>> start AVAILABLE DATA

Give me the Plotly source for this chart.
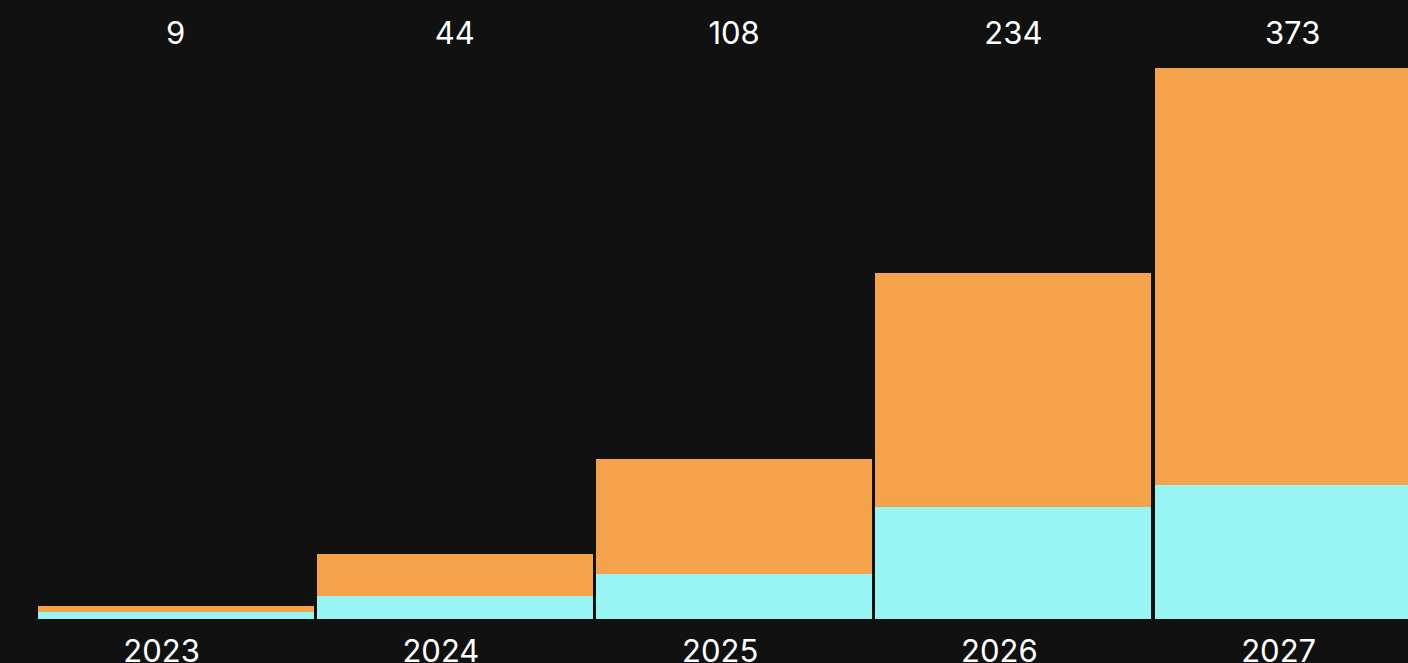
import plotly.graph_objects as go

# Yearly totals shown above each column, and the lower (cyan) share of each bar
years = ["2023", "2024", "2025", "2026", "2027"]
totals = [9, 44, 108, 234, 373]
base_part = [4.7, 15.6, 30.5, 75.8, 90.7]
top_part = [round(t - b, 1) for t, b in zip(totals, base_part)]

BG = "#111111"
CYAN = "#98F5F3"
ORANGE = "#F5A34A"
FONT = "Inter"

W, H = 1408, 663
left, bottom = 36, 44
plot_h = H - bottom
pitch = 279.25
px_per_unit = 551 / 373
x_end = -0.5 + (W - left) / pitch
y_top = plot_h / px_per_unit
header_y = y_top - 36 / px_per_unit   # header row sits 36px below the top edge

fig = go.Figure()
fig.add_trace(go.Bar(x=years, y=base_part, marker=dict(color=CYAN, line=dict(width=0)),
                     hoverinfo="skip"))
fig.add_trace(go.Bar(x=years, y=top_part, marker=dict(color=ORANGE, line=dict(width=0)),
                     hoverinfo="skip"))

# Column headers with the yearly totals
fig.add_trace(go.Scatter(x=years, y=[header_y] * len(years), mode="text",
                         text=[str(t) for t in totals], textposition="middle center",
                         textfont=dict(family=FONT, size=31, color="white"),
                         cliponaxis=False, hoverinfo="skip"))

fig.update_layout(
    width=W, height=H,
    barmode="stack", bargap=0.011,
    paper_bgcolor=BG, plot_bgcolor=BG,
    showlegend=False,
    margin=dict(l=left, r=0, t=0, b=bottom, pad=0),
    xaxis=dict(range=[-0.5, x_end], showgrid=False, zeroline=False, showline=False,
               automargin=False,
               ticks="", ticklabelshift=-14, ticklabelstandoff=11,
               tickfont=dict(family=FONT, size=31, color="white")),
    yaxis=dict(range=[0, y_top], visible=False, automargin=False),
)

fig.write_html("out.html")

>> end AVAILABLE DATA
>> start AVAILABLE DATA

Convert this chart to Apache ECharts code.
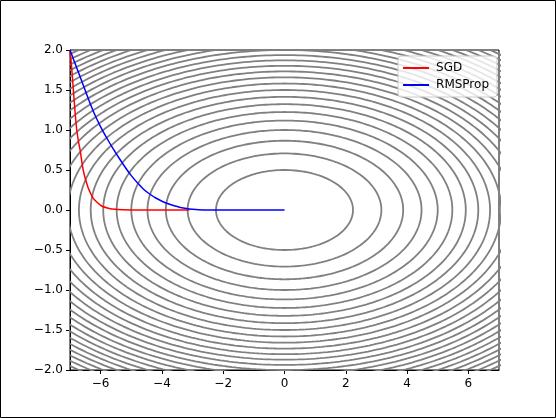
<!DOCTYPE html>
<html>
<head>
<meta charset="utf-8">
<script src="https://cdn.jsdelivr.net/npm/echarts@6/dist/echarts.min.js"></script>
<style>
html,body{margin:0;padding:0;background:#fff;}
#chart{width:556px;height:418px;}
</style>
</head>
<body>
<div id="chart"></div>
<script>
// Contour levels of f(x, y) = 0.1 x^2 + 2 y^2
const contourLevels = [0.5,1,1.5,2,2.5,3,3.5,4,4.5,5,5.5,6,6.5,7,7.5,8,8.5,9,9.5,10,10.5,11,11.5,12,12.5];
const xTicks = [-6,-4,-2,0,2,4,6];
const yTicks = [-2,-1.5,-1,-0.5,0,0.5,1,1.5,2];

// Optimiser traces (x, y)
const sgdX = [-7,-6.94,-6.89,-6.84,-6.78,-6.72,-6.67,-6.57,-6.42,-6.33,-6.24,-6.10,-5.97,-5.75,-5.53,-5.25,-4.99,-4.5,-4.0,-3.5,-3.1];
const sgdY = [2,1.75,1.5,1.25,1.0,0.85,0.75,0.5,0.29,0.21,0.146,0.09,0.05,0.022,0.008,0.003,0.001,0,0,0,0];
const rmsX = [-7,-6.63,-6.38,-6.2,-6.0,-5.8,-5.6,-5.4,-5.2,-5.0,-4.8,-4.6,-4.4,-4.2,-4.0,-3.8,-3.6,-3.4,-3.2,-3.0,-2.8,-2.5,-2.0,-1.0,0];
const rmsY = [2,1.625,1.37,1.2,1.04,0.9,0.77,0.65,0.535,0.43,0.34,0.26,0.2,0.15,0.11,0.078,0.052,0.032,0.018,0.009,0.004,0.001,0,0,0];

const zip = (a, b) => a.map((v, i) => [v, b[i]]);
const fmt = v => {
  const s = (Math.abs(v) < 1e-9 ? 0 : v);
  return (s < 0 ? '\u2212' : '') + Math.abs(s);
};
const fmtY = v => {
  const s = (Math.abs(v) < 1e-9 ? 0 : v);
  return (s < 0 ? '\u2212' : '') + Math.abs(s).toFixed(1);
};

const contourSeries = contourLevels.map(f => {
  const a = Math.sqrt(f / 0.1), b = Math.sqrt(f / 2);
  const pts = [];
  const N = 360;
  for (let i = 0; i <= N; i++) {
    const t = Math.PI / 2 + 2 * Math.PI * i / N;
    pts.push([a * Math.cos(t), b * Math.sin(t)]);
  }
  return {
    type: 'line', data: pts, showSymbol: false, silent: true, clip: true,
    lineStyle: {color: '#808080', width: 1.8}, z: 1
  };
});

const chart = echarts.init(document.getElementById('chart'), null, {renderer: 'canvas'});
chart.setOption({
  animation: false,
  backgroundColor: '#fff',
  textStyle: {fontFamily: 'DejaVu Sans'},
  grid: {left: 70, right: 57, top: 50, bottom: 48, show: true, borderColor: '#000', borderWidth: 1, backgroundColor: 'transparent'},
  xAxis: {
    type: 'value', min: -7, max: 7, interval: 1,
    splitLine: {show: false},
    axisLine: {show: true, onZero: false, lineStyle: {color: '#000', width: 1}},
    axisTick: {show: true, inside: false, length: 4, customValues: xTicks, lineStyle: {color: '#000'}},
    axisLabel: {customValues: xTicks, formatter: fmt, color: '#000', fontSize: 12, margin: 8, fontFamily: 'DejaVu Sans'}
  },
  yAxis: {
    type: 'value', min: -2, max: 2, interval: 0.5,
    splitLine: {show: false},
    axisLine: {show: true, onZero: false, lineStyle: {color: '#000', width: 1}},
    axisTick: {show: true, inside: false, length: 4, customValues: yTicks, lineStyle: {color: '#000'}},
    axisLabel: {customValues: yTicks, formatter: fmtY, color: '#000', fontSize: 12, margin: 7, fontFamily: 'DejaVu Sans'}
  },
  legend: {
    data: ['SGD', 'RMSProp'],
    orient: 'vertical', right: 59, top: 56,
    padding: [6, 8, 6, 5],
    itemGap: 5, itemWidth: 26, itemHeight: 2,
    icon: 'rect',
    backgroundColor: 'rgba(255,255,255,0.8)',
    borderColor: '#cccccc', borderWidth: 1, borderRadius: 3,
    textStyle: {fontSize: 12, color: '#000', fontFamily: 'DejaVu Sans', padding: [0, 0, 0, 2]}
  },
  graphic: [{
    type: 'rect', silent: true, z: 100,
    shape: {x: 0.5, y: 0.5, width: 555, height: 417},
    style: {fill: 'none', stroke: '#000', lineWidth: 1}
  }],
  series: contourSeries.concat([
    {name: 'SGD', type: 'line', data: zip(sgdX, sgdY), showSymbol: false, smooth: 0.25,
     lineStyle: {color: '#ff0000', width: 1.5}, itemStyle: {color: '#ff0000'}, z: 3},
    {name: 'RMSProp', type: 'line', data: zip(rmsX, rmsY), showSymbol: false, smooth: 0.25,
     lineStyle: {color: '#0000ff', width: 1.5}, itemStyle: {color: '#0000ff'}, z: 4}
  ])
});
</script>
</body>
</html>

>> end AVAILABLE DATA
>> start AVAILABLE DATA

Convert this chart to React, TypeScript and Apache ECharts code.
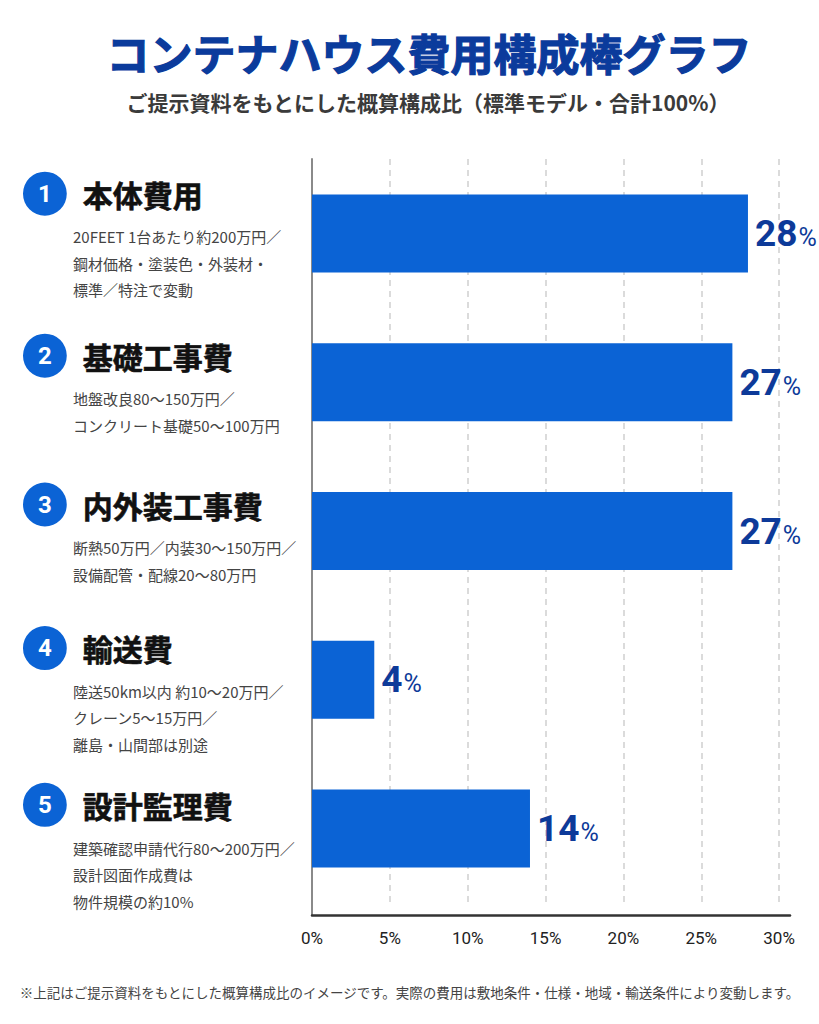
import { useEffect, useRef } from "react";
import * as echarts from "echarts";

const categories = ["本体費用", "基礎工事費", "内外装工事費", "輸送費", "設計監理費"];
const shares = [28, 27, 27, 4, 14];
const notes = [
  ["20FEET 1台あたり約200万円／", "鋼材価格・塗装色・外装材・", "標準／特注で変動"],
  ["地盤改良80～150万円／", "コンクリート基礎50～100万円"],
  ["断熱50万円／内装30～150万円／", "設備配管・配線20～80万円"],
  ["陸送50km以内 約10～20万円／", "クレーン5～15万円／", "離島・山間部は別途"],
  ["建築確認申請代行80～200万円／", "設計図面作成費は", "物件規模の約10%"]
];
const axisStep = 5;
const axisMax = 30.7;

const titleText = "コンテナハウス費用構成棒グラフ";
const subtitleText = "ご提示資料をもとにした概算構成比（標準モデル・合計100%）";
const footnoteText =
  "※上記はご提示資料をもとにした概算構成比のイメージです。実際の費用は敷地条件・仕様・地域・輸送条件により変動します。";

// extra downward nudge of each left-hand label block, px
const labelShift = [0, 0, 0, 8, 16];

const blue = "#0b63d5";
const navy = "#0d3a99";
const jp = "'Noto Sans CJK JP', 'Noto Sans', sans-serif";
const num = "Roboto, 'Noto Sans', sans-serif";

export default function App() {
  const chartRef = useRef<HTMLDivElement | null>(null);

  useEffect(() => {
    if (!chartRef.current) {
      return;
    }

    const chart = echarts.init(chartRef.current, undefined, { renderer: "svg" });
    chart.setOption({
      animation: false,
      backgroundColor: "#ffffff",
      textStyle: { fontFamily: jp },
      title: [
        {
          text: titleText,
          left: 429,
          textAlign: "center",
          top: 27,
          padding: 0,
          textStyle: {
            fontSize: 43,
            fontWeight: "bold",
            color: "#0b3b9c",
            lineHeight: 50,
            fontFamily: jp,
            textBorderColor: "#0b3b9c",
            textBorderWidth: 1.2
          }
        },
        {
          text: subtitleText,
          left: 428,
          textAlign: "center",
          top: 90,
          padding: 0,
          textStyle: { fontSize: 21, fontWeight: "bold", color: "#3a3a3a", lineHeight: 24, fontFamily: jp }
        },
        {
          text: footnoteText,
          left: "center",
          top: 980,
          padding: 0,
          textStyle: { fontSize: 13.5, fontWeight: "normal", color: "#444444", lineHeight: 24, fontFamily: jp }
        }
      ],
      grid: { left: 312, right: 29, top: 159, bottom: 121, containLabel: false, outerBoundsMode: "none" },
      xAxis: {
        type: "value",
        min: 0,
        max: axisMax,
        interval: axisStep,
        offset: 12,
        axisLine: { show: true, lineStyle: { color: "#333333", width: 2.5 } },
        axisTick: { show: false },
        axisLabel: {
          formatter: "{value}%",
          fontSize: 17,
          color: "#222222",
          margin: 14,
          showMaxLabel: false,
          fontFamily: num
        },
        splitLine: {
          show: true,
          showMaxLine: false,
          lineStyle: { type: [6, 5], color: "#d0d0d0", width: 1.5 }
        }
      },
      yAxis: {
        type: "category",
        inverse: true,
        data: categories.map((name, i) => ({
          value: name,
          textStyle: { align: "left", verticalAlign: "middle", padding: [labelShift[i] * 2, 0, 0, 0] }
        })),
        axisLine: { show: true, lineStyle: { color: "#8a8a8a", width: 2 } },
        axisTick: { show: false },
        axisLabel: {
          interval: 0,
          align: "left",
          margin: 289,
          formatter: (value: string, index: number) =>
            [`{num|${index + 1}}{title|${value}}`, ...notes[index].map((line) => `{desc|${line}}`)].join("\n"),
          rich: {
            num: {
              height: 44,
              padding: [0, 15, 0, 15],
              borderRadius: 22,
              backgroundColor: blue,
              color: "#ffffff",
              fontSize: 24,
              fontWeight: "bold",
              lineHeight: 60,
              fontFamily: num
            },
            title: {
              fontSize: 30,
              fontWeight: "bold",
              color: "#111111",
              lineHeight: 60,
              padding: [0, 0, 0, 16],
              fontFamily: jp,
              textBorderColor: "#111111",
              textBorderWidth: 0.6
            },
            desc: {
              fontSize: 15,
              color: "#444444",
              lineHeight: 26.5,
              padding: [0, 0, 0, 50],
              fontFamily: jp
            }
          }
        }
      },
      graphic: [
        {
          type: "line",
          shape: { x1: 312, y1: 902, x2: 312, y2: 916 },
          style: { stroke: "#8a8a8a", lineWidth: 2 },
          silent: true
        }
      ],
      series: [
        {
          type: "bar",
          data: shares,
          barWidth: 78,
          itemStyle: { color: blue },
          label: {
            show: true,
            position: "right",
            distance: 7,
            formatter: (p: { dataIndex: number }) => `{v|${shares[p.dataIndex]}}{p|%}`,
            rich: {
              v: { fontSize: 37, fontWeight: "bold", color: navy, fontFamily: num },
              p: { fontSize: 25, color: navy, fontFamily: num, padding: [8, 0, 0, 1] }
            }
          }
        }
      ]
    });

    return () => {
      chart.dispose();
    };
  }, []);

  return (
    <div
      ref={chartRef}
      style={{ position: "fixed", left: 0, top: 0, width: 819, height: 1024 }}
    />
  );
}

>> end AVAILABLE DATA

GIVEN INSTRUCTION
Using the material above, report each line where "code" occurs.

EXERCISE RESPONSE
Convert this chart to Apache ECharts code.
Convert this chart to React, TypeScript and Apache ECharts code.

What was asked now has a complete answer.